■ **Exercise**:
Reproduce all the lines below exactly and omit the images.

**** Provided data

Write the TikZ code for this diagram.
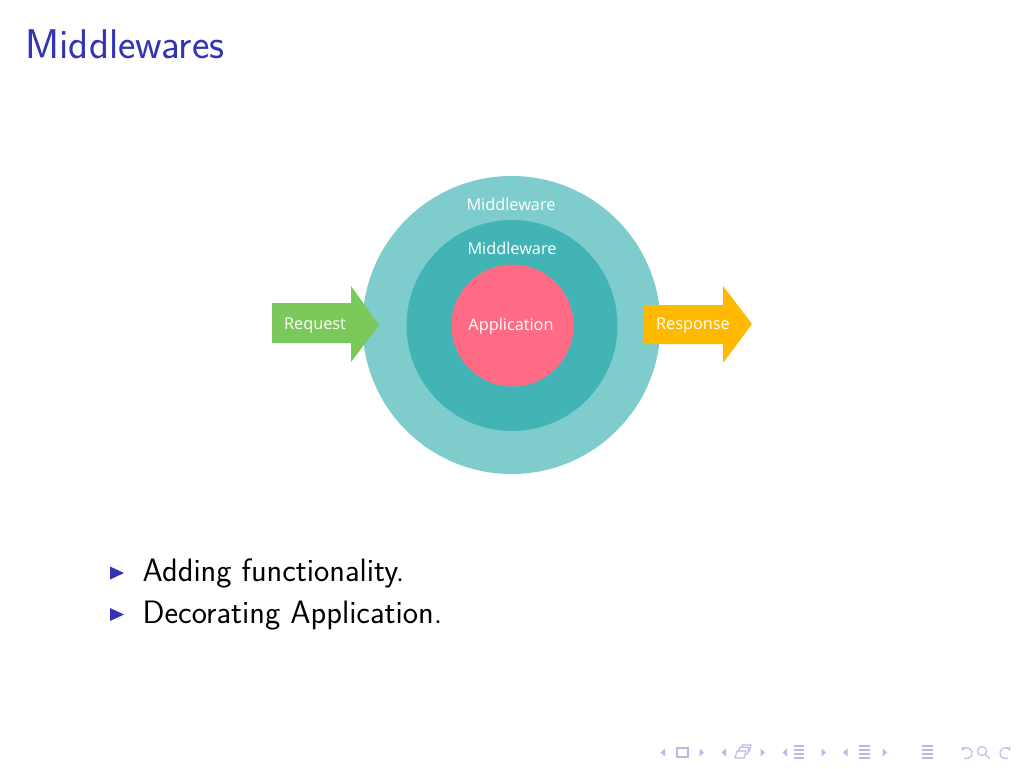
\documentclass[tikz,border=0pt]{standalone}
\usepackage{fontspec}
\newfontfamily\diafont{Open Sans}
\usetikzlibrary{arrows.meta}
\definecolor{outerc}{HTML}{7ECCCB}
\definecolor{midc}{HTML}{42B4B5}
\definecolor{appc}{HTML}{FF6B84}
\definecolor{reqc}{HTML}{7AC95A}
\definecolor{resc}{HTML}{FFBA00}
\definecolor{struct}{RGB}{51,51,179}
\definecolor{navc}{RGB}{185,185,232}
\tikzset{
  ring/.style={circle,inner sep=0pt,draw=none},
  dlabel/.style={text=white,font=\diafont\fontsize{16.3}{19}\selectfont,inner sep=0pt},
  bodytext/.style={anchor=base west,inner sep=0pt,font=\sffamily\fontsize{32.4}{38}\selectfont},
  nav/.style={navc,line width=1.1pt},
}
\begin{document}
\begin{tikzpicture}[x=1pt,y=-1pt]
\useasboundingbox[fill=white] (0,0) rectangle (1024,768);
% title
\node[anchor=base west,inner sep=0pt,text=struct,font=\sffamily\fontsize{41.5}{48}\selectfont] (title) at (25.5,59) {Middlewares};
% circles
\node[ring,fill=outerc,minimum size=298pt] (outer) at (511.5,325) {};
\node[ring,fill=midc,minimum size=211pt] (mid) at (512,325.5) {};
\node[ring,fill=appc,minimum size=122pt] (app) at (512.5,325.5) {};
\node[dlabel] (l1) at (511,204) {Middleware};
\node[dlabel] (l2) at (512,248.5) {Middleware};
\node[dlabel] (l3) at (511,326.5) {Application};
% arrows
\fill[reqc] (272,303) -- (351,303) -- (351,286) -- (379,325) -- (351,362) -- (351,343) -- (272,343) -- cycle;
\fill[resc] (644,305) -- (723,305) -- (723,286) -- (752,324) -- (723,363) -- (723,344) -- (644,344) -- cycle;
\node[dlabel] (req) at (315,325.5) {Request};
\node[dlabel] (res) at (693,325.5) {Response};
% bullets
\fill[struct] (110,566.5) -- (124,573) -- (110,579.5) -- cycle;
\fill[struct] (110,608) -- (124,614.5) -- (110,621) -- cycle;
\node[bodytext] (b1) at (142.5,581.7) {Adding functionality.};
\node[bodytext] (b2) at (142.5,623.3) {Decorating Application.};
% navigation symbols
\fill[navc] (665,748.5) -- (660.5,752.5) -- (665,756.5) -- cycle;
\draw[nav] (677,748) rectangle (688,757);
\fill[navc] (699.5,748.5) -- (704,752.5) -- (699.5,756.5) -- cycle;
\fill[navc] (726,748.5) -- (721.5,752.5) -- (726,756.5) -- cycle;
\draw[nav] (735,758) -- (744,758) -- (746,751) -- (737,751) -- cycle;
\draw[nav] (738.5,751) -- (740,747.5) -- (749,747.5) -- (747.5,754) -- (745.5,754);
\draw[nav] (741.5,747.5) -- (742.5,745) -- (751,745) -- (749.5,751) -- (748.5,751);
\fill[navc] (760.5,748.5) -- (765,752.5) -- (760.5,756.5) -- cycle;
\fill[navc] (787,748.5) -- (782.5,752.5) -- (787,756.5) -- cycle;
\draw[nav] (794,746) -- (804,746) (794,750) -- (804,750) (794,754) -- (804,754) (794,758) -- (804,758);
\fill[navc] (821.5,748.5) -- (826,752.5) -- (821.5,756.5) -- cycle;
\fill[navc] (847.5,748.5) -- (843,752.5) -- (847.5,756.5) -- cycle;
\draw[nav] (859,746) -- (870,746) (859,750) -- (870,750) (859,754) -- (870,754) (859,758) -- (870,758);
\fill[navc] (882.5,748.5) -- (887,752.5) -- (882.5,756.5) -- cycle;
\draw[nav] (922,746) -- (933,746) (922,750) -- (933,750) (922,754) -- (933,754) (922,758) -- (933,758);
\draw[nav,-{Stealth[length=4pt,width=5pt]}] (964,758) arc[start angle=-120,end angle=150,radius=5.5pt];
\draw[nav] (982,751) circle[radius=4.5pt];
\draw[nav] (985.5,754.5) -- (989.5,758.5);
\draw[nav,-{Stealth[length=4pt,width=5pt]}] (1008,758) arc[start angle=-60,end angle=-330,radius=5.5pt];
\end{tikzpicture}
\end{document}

********

■ **Response for this exercise**:
Write the TikZ code for this diagram.
\documentclass[tikz,border=0pt]{standalone}
\usepackage{fontspec}
\newfontfamily\diafont{Open Sans}
\usetikzlibrary{arrows.meta}
\definecolor{outerc}{HTML}{7ECCCB}
\definecolor{midc}{HTML}{42B4B5}
\definecolor{appc}{HTML}{FF6B84}
\definecolor{reqc}{HTML}{7AC95A}
\definecolor{resc}{HTML}{FFBA00}
\definecolor{struct}{RGB}{51,51,179}
\definecolor{navc}{RGB}{185,185,232}
\tikzset{
  ring/.style={circle,inner sep=0pt,draw=none},
  dlabel/.style={text=white,font=\diafont\fontsize{16.3}{19}\selectfont,inner sep=0pt},
  bodytext/.style={anchor=base west,inner sep=0pt,font=\sffamily\fontsize{32.4}{38}\selectfont},
  nav/.style={navc,line width=1.1pt},
}
\begin{document}
\begin{tikzpicture}[x=1pt,y=-1pt]
\useasboundingbox[fill=white] (0,0) rectangle (1024,768);
% title
\node[anchor=base west,inner sep=0pt,text=struct,font=\sffamily\fontsize{41.5}{48}\selectfont] (title) at (25.5,59) {Middlewares};
% circles
\node[ring,fill=outerc,minimum size=298pt] (outer) at (511.5,325) {};
\node[ring,fill=midc,minimum size=211pt] (mid) at (512,325.5) {};
\node[ring,fill=appc,minimum size=122pt] (app) at (512.5,325.5) {};
\node[dlabel] (l1) at (511,204) {Middleware};
\node[dlabel] (l2) at (512,248.5) {Middleware};
\node[dlabel] (l3) at (511,326.5) {Application};
% arrows
\fill[reqc] (272,303) -- (351,303) -- (351,286) -- (379,325) -- (351,362) -- (351,343) -- (272,343) -- cycle;
\fill[resc] (644,305) -- (723,305) -- (723,286) -- (752,324) -- (723,363) -- (723,344) -- (644,344) -- cycle;
\node[dlabel] (req) at (315,325.5) {Request};
\node[dlabel] (res) at (693,325.5) {Response};
% bullets
\fill[struct] (110,566.5) -- (124,573) -- (110,579.5) -- cycle;
\fill[struct] (110,608) -- (124,614.5) -- (110,621) -- cycle;
\node[bodytext] (b1) at (142.5,581.7) {Adding functionality.};
\node[bodytext] (b2) at (142.5,623.3) {Decorating Application.};
% navigation symbols
\fill[navc] (665,748.5) -- (660.5,752.5) -- (665,756.5) -- cycle;
\draw[nav] (677,748) rectangle (688,757);
\fill[navc] (699.5,748.5) -- (704,752.5) -- (699.5,756.5) -- cycle;
\fill[navc] (726,748.5) -- (721.5,752.5) -- (726,756.5) -- cycle;
\draw[nav] (735,758) -- (744,758) -- (746,751) -- (737,751) -- cycle;
\draw[nav] (738.5,751) -- (740,747.5) -- (749,747.5) -- (747.5,754) -- (745.5,754);
\draw[nav] (741.5,747.5) -- (742.5,745) -- (751,745) -- (749.5,751) -- (748.5,751);
\fill[navc] (760.5,748.5) -- (765,752.5) -- (760.5,756.5) -- cycle;
\fill[navc] (787,748.5) -- (782.5,752.5) -- (787,756.5) -- cycle;
\draw[nav] (794,746) -- (804,746) (794,750) -- (804,750) (794,754) -- (804,754) (794,758) -- (804,758);
\fill[navc] (821.5,748.5) -- (826,752.5) -- (821.5,756.5) -- cycle;
\fill[navc] (847.5,748.5) -- (843,752.5) -- (847.5,756.5) -- cycle;
\draw[nav] (859,746) -- (870,746) (859,750) -- (870,750) (859,754) -- (870,754) (859,758) -- (870,758);
\fill[navc] (882.5,748.5) -- (887,752.5) -- (882.5,756.5) -- cycle;
\draw[nav] (922,746) -- (933,746) (922,750) -- (933,750) (922,754) -- (933,754) (922,758) -- (933,758);
\draw[nav,-{Stealth[length=4pt,width=5pt]}] (964,758) arc[start angle=-120,end angle=150,radius=5.5pt];
\draw[nav] (982,751) circle[radius=4.5pt];
\draw[nav] (985.5,754.5) -- (989.5,758.5);
\draw[nav,-{Stealth[length=4pt,width=5pt]}] (1008,758) arc[start angle=-60,end angle=-330,radius=5.5pt];
\end{tikzpicture}
\end{document}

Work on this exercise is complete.